Dom Bernardo Olivera, the former Abbot General of our Order, in reflecting on his conversation with Dom Christian de Cherché, superior of the Atlas community, said he now (because earlier he did not) saw no contradiction with the phrase “monks and martyrs.” Dom Bernardo continues: “We all need faithful witnesses, who speak words of blood from the endless source of their first love. We need followers of Jesus who are ready to follow him to the end, eager to embrace the cross of forgiveness that gives freedom and salvation” (Spiritus, “Love and Forgiveness, A Christian Theological Point of View”, Lucchetti Bingemer, Fall-2019, p.241-242). ‘The endless source of their first love’: the professing of our monastic vows continues to be a living memory. Thus, it is an ‘endless source’ of love, which has become the foundation for living our monastic life. This living memory continues to burn in our hearts.

To grow in the monastic way means an ongoing process of conversion. To use two different expressions to express the same idea, it means the martyrdom of the heart, the breaking open of the heart. In Dom Bernardo’s words: “By being monks every day we are martyrs every day. To maintain our witness at a deep level in every day life demands more courage and bravery than to testify one time through a single act, so supreme be it” (p.242). This reflects back to where I began: our monastic commitment demands a total self-offering (daily), if we are to be bearers of the gospel way in a monastic context.

“Whoever finds their life will lose it, and whoever loses their life for my sake will find it” (Mt 10:39). Fr. Simeon, who has a linguistic background, in his commentary on this gospel sentence, translates the Greek word ‘lose’ with the word “clutches” (Fire of Mercy, Heart of the Word, vol.1, p.613). So, whoever ‘clutches’ their life, or whoever ‘clutches’ their self, shall, in Fr. Simeon’s translation, “destroy” it. These are strong images and should cause us to ponder! Losing our lives, dying to aspects of self, is an ongoing process.
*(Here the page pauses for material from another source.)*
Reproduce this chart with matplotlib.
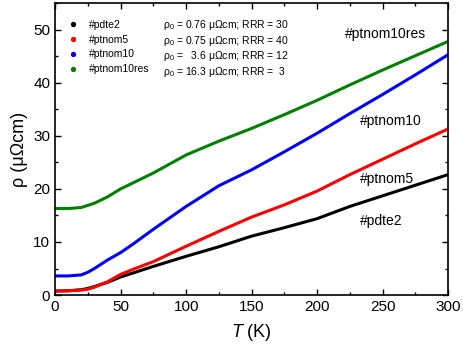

Self-knowledge is key to help us learn and to discover precisely what we are to lose of our lives or what of our self needs to die. Whatever we lose or die to daily, has an outcome: the forming and building up of our true self.

Now I could end my talk here. However, I found that Sr. Sandra Schneider’s comments give us different images in describing religious commitment today. She describes the call of God as “God’s claim upon one’s life” (New Wine Skins, Reimagining Religious Life Today, p.80). It is a stimulating image that aptly describes what I believe we each have experienced. This is what motivates us to give all, and in the giving, to not count the cost. The Divine claim upon our lives, then, brings us into the heart of the struggle. In the words of Schneider, “the diabolic temptation to absolutize the self” (p.80). As we live ‘God’s claim upon our lives’, we will face this pull to ‘absolutize the self’. Let us continue to live God’s claim upon our lives by taking up our cross, and not being afraid to die to the selfish stuff that places us and not Christ at the center of our choices and our daily living.